The breaking strength of a certain kind of mild steel in tension is 389 MPa . A tie-bar of angle steel supports an axial pull of \( 167,7 \mathrm{kN} \). Find suitable dimensions if the mean thickness of metal is \( 12,7 \mathrm{~mm} \). The factor of safety is 6 .
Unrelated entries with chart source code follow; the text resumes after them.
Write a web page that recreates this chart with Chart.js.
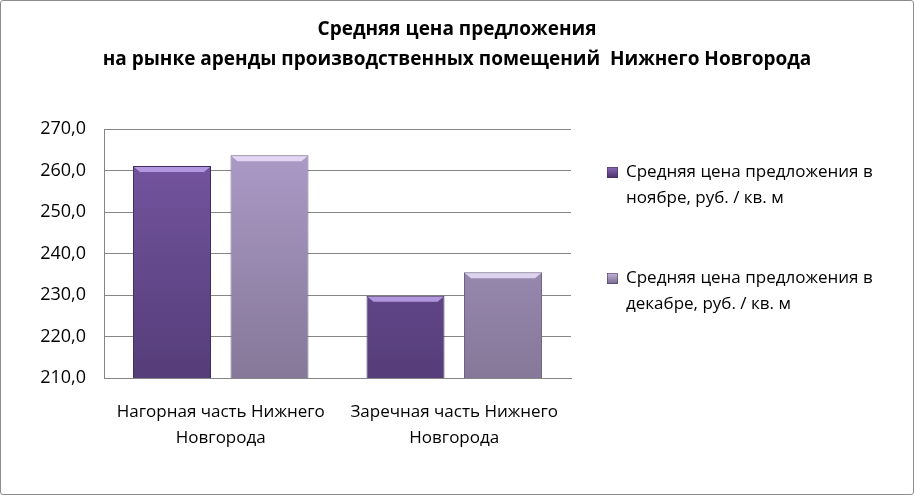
<!DOCTYPE html>
<html>
<head>
<meta charset="utf-8">
<script src="https://cdn.jsdelivr.net/npm/chart.js@4.4.0/dist/chart.umd.min.js"></script>
<style>
html,body{margin:0;padding:0;background:#fff;}
#wrap{position:absolute;left:0;top:0;width:912px;height:493px;border:1px solid #8c8c8c;border-radius:3px;}
canvas{display:block;}
</style>
</head>
<body>
<div id="wrap"><canvas id="c" width="912" height="493"></canvas></div>
<script>
const categories = [['Нагорная часть Нижнего','Новгорода'], ['Заречная часть Нижнего','Новгорода']];
const seriesNames = [['Средняя цена предложения в','ноябре, руб. / кв. м'], ['Средняя цена предложения в','декабре, руб. / кв. м']];
const novemberValues = [261.1, 229.8];
const decemberValues = [263.7, 235.5];
const titleLines = ['Средняя цена предложения', 'на рынке аренды производственных помещений  Нижнего Новгорода'];
const yMin = 210, yMax = 270, yStep = 10;

const FONT = "'Open Sans', 'DejaVu Sans', sans-serif";

function grad(ctx, top, bottom) {
  const a = ctx.chart.chartArea;
  if (!a) return top;
  const g = ctx.chart.ctx.createLinearGradient(0, a.top, 0, a.bottom);
  g.addColorStop(0, top);
  g.addColorStop(1, bottom);
  return g;
}

const titlePlugin = {
  id: 'customTitle',
  afterDraw(chart) {
    const c = chart.ctx;
    c.save();
    c.fillStyle = '#000';
    c.textAlign = 'center';
    c.textBaseline = 'middle';
    c.font = "bold 19px 'Open Sans', sans-serif";
    c.fillText(titleLines[0], 456, 29);
    c.fillText(titleLines[1], 456, 59);
    c.restore();
  }
};

const bevelPlugin = {
  id: 'bevel',
  afterDatasetsDraw(chart) {
    const c = chart.ctx;
    const tops = ['rgba(190,165,235,0.85)', 'rgba(235,225,250,0.85)'];
    c.save();
    chart.data.datasets.forEach((ds, i) => {
      chart.getDatasetMeta(i).data.forEach(bar => {
        const w = bar.width, x0 = bar.x - w / 2, y0 = bar.y;
        c.fillStyle = tops[i];
        c.beginPath();
        c.moveTo(x0 + 1, y0 + 1);
        c.lineTo(x0 + w - 1, y0 + 1);
        c.lineTo(x0 + w - 7, y0 + 6);
        c.lineTo(x0 + 7, y0 + 6);
        c.closePath();
        c.fill();
      });
    });
    c.restore();
  }
};

const legendPlugin = {
  id: 'customLegend',
  afterDraw(chart) {
    const c = chart.ctx;
    const fills = [['#8a6bb8', '#4e3672'], ['#c4b6dc', '#7d6e93']];
    const ys = [171, 277];
    c.save();
    c.font = "17px " + FONT;
    c.textBaseline = 'middle';
    c.textAlign = 'left';
    seriesNames.forEach((name, i) => {
      const y = ys[i];
      const g = c.createLinearGradient(0, y - 5, 0, y + 5);
      g.addColorStop(0, fills[i][0]);
      g.addColorStop(1, fills[i][1]);
      c.fillStyle = g;
      c.fillRect(606, y - 5, 11, 11);
      c.strokeStyle = '#3f2d5c';
      c.lineWidth = 0.5;
      c.strokeRect(606.5, y - 4.5, 10, 10);
      c.fillStyle = '#000';
      name.forEach((line, j) => c.fillText(line, 625, y + j * 26));
    });
    c.restore();
  }
};

new Chart(document.getElementById('c'), {
  type: 'bar',
  data: {
    labels: categories,
    datasets: [
      {
        label: seriesNames[0].join(' '),
        data: novemberValues,
        backgroundColor: ctx => grad(ctx, '#7757a3', '#553d79'),
        borderColor: '#3f2d5c',
        borderWidth: 1,
        barPercentage: 0.8,
        categoryPercentage: 0.835
      },
      {
        label: seriesNames[1].join(' '),
        data: decemberValues,
        backgroundColor: ctx => grad(ctx, '#ae9dcb', '#857898'),
        borderColor: '#6d6282',
        borderWidth: 1,
        barPercentage: 0.8,
        categoryPercentage: 0.835
      }
    ]
  },
  options: {
    responsive: false,
    animation: false,
    layout: { padding: { left: 0, right: 342, top: 128, bottom: 0 } },
    plugins: {
      legend: { display: false },
      title: { display: false },
      tooltip: { enabled: false }
    },
    scales: {
      y: {
        min: yMin,
        max: yMax,
        afterFit: s => { s.width = 103; },
        ticks: {
          stepSize: yStep,
          color: '#000',
          font: { family: FONT, size: 18 },
          padding: 18,
          callback: v => v.toFixed(1).replace('.', ',')
        },
        grid: { color: '#868686', lineWidth: 1, drawTicks: false },
        border: { color: '#868686' }
      },
      x: {
        afterFit: s => { s.height = 116; },
        ticks: {
          color: '#000',
          font: { family: FONT, size: 17, lineHeight: 1.53 },
          padding: 21,
          maxRotation: 0,
          autoSkip: false
        },
        grid: { display: false, drawTicks: false },
        border: { color: '#868686' }
      }
    }
  },
  plugins: [titlePlugin, bevelPlugin, legendPlugin]
});
</script>
</body>
</html>
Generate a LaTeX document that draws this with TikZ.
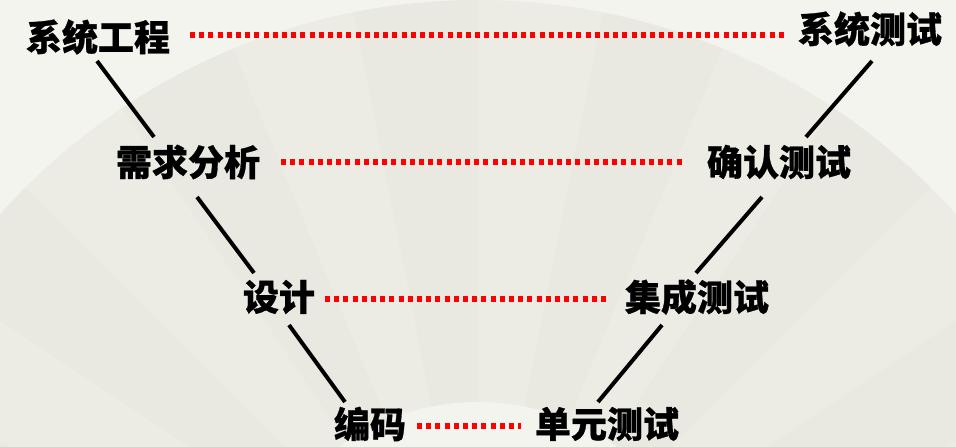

To ensure the tie-bar can safely handle the axial pull, we first need to determine the allowable stress using the given factor of safety. The allowable stress is calculated by dividing the breaking strength by the factor of safety: \[ \text{Allowable stress} = \frac{\text{Breaking Strength}}{\text{Factor of Safety}} = \frac{389 \, \text{MPa}}{6} = 64.83 \, \text{MPa} \] Next, we convert the axial pull to the same units: \[ 167.7 \, \text{kN} = 167700 \, \text{N} \] Now, using this allowable stress, we can find the required cross-sectional area (A) of the tie-bar to ensure it can support the load: \[ A = \frac{F}{\sigma_{\text{allowable}}} = \frac{167700 \, \text{N}}{64.83 \, \text{MPa}} \approx 2583.49 \, \text{mm}^2 \] Given that the mean thickness of the angle steel is 12.7 mm, we can denote the width of the angle as \( b \). For an angle section of thickness \( t \), the area of the cross-section can be approximated assuming equal legs: \[ A = 2(b \cdot t) - t^2 \] Substituting \( t = 12.7 \, \text{mm} \): \[ 2583.49 \, \text{mm}^2 = 2(b \cdot 12.7) - (12.7^2) \] This gives: \[ 2583.49 = 25.4b - 161.29 \] \[ 25.4b = 2583.49 + 161.29 = 2744.78 \] Thus, \[ b = \frac{2744.78}{25.4} \approx 108.63 \, \text{mm} \] So, suitable dimensions for the angles can be approximately 12.7 mm in thickness and 108.63 mm in width.